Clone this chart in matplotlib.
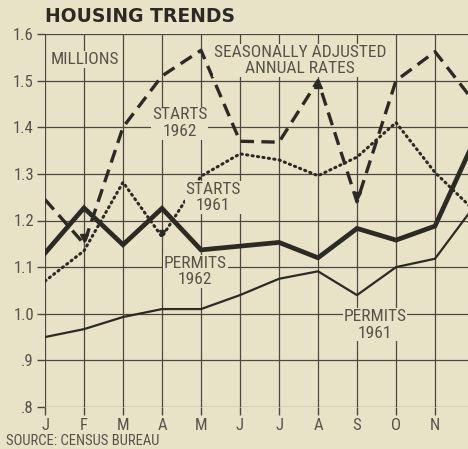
import numpy as np
import matplotlib.pyplot as plt

BG = '#e8e3c6'
INK = '#2b2a25'
GRID = '#4a4840'
LABEL = '#55534a'

months = ['J', 'F', 'M', 'A', 'M', 'J', 'J', 'A', 'S', 'O', 'N', 'D']
starts_1962 = [1.245, 1.15, 1.40, 1.51, 1.565, 1.37, 1.368, 1.50, 1.24, 1.50, 1.562, 1.455]
starts_1961 = [1.07, 1.135, 1.282, 1.165, 1.295, 1.343, 1.33, 1.296, 1.336, 1.41, 1.303, 1.222]
permits_1962 = [1.13, 1.227, 1.148, 1.226, 1.137, 1.145, 1.153, 1.12, 1.183, 1.158, 1.188, 1.37]
permits_1961 = [0.95, 0.967, 0.993, 1.01, 1.01, 1.04, 1.075, 1.091, 1.04, 1.10, 1.118, 1.23]
yticks = [0.8, 0.9, 1.0, 1.1, 1.2, 1.3, 1.4, 1.5, 1.6]
ytick_labels = ['.8', '.9', '1.0', '1.1', '1.2', '1.3', '1.4', '1.5', '1.6']

plt.rcParams['font.family'] = ['Roboto Condensed', 'Liberation Sans Narrow', 'Roboto', 'DejaVu Sans']

fig = plt.figure(figsize=(4.68, 4.49), dpi=100, facecolor=BG)
# December sits just past the right edge, as in the cropped original
ax = fig.add_axes([45 / 468, 42 / 449, 423 / 468, 373 / 449])
ax.set_facecolor(BG)

x = np.arange(len(months))
ax.set_xlim(0, 423 / 39)
ax.set_ylim(0.8, 1.6)

# D label would be cut at the edge, so only J..N get labels
ax.set_xticks(x[:11])
ax.set_xticklabels(months[:11], fontsize=12, color=LABEL)
ax.set_yticks(yticks)
ax.set_yticklabels(ytick_labels, fontsize=12, color=LABEL)
ax.tick_params(axis='both', length=6, width=1.0, color=GRID, pad=2)
ax.grid(True, color=GRID, linewidth=0.9)
ax.set_axisbelow(True)
for s in ax.spines.values():
    s.set_visible(False)

ax.plot(x, permits_1961, color=INK, lw=1.6, solid_capstyle='round', zorder=3)
ax.plot(x, permits_1962, color=INK, lw=3.4, solid_joinstyle='miter', zorder=4)
ax.plot(x, starts_1961, color=INK, lw=2.2, dashes=(0.4, 1.4), dash_capstyle='round', zorder=3)
ax.plot(x, starts_1962, color=INK, lw=2.4, dashes=(4.0, 2.2), zorder=4)

# little arrowheads printed at turning points
sx = [1, 8]
ax.plot(x[sx], [starts_1962[i] + 0.012 for i in sx], ls='none', marker='v', ms=6, color=INK, zorder=5)
ax.plot(x[7], starts_1962[7] - 0.008, ls='none', marker='^', ms=6, color=INK, zorder=5)
ax.plot(x[3], starts_1961[3] + 0.008, ls='none', marker='v', ms=4, color=INK, zorder=5)

box = dict(facecolor=BG, edgecolor='none', pad=0.6)
kw = dict(fontsize=12.5, color=LABEL, ha='center', va='center', linespacing=1.1, bbox=box, zorder=6)
ax.text(1.03, 1.545, 'MILLIONS', **kw)
ax.text(6.54, 1.543, 'SEASONALLY ADJUSTED\nANNUAL RATES', **kw)
ax.text(3.46, 1.409, 'STARTS\n1962', **kw)
ax.text(4.31, 1.25, 'STARTS\n1961', **kw)
ax.text(3.85, 1.09, 'PERMITS\n1962', **kw)
ax.text(8.46, 0.976, 'PERMITS\n1961', **kw)

fig.text(45 / 468, 1 - 17 / 449, 'HOUSING TRENDS', fontsize=13.5, fontweight='bold',
         color=INK, family=['DejaVu Sans'], ha='left', va='center')
fig.text(6 / 468, 1 - 441 / 449, 'SOURCE: CENSUS BUREAU', fontsize=10.5,
         color=LABEL, ha='left', va='center')

fig.savefig('out.png', dpi=100, facecolor=BG)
---
> [Problem description]
Transcribe exactly, with no pictures, the lines running from the first line of the material through the line holding "LABEL = '#55534a'".

> [The response]
Clone this chart in matplotlib.
import numpy as np
import matplotlib.pyplot as plt

BG = '#e8e3c6'
INK = '#2b2a25'
GRID = '#4a4840'
LABEL = '#55534a'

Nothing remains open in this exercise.